In article <11**********************@j72g2000cwa.googlegroups .com>,
<re*********@symantec.comwrote:
>I have a doubt in the following code:
"dobut" is not used that way in English, but that's a topic that
has been covered in a number of previous threads.
>struct xyz
{
int x;
long l;
float f;
};
int main()
{
struct xyz xy;
unsigned int i = (&xy + 1)- &xy;
printf( "%u \n",i);
return 0;
}
>In the above example &xy cancels each other and the code returns a 1.
>My question is :
I feel this should give the difference in memory addresses as the
answer (say size of struct (with alignments ))
why doesnt the compiler takes into account the type of xy as pointer
and do a pointer addition. Is this behaviour in conformance with the C
standard or am I missing something??????
It is the way that pointer arithmetic is defined.

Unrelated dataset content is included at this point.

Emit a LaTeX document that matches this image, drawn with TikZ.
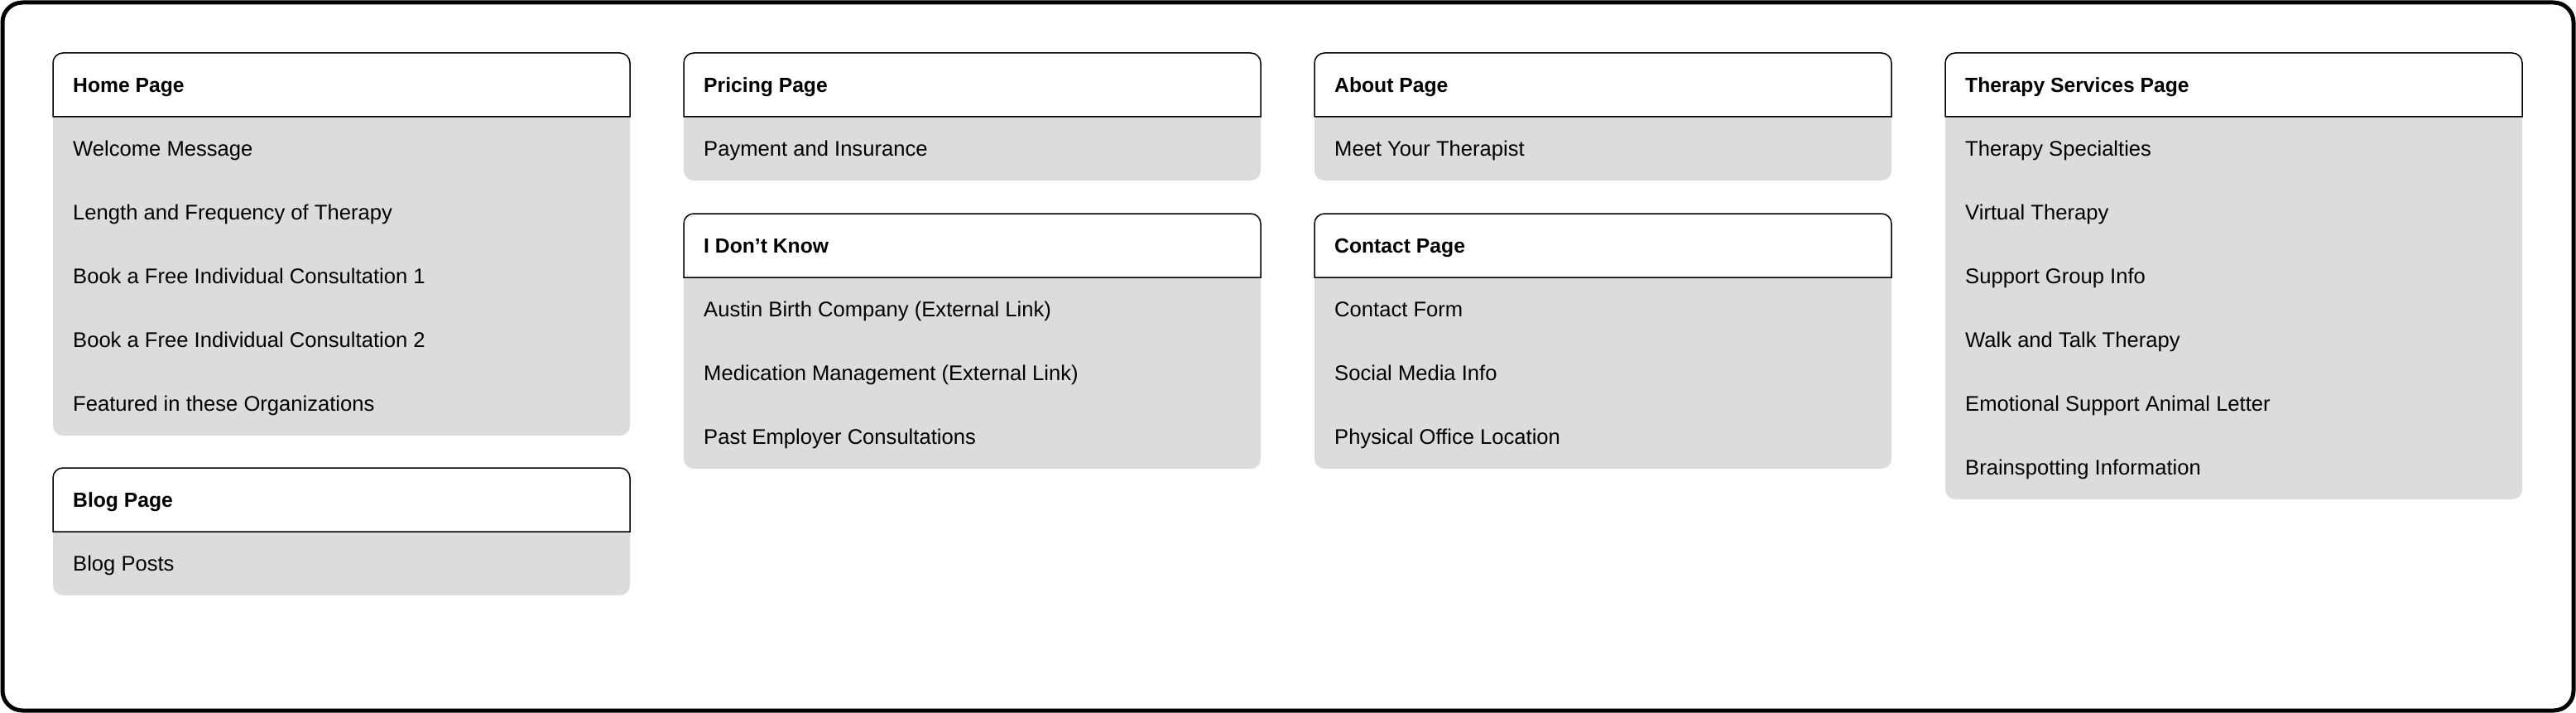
\documentclass[tikz,border=0pt]{standalone}
\usepackage{fontspec}
\setmainfont{Liberation Sans}
\definecolor{bodygray}{RGB}{220,220,220}
\tikzset{
  hdr/.style={fill=white, draw=black, line width=1.5pt},
  cardtitle/.style={anchor=base west, inner sep=0pt, font=\bfseries\fontsize{24.7}{30}\selectfont},
  carditem/.style={anchor=base west, inner sep=0pt, font=\fontsize{25.6}{30}\selectfont},
}
% #1 id, #2 x, #3 y top, #4 number of items, #5 title, #6 items
\newcommand{\mkcard}[6]{%
  \pgfmathsetmacro\cardbot{#3+77+77*#4}%
  \fill[bodygray, rounded corners=12pt] (#2,#3) rectangle (#2+697,\cardbot);
  \draw[hdr] (#2,#3+77) -- (#2,#3+12) arc[start angle=180,end angle=90,radius=12pt]
     -- (#2+685,#3) arc[start angle=90,end angle=0,radius=12pt] -- (#2+697,#3+77) -- cycle;
  \node[cardtitle] (#1) at (#2+24,#3+47.5) {#5};
  \foreach \t [count=\i] in {#6} {
    \node[carditem] (#1-\i) at (#2+24,#3+77+77*\i-29.5) {\t};
  }
}
\begin{document}
\begin{tikzpicture}[x=1pt,y=-1pt]
\useasboundingbox (0,0) rectangle (3112,861);
\draw[line width=5pt, rounded corners=24pt] (3,3) rectangle (3109,858);
\mkcard{home}{64}{64}{5}{Home Page}{Welcome Message,Length and Frequency of Therapy,Book a Free Individual Consultation 1,Book a Free Individual Consultation 2,Featured in these Organizations}
\mkcard{blog}{64}{565}{1}{Blog Page}{Blog Posts}
\mkcard{pricing}{826}{64}{1}{Pricing Page}{Payment and Insurance}
\mkcard{idk}{826}{258}{3}{I Don’t Know}{Austin Birth Company (External Link),Medication Management (External Link),Past Employer Consultations}
\mkcard{about}{1588}{64}{1}{About Page}{Meet Your Therapist}
\mkcard{contact}{1588}{258}{3}{Contact Page}{Contact Form,Social Media Info,Physical Office Location}
\mkcard{services}{2350}{64}{6}{Therapy Services Page}{Therapy Specialties,Virtual Therapy,Support Group Info,Walk and Talk Therapy,Emotional Support Animal Letter,Brainspotting Information}
\end{tikzpicture}
\end{document}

There is no way in C to get the "memory address" of an object: you can
only get a representation of a pointer to the object. Pointers do not
have to be anything like memory addresses. For example, on DEC's VMS, a
pointer might be the address of a "descriptor" that tells the hardware
information about the type of the object and about the size of the
object, so type-checking and array-bounds checking could be done in
hardware.
Pointer arithmetic is defined by the C standard so that p+1 is
the next object (of the same type) after p. Think of it like
arrays: p[0] is the first object, p[1] is the second object,
p[2] is the third, and so on: you increment the subscript to designate
the next member. In C, pointer arithmetic is the difference
in subscripts, not the difference in memory addresses.
In C, the "difference in subscript of arrays" approach is not just
an analogy for conceptual purposes: C really does define it that way.
p[1] is -defined- as *(p+1) and p[2] is -defined- as *(p+2) and
p[J] is -defined- as *(p+J) . p+J is J objects further on than p,
not J memory locations further on.
--
I was very young in those days, but I was also rather dim.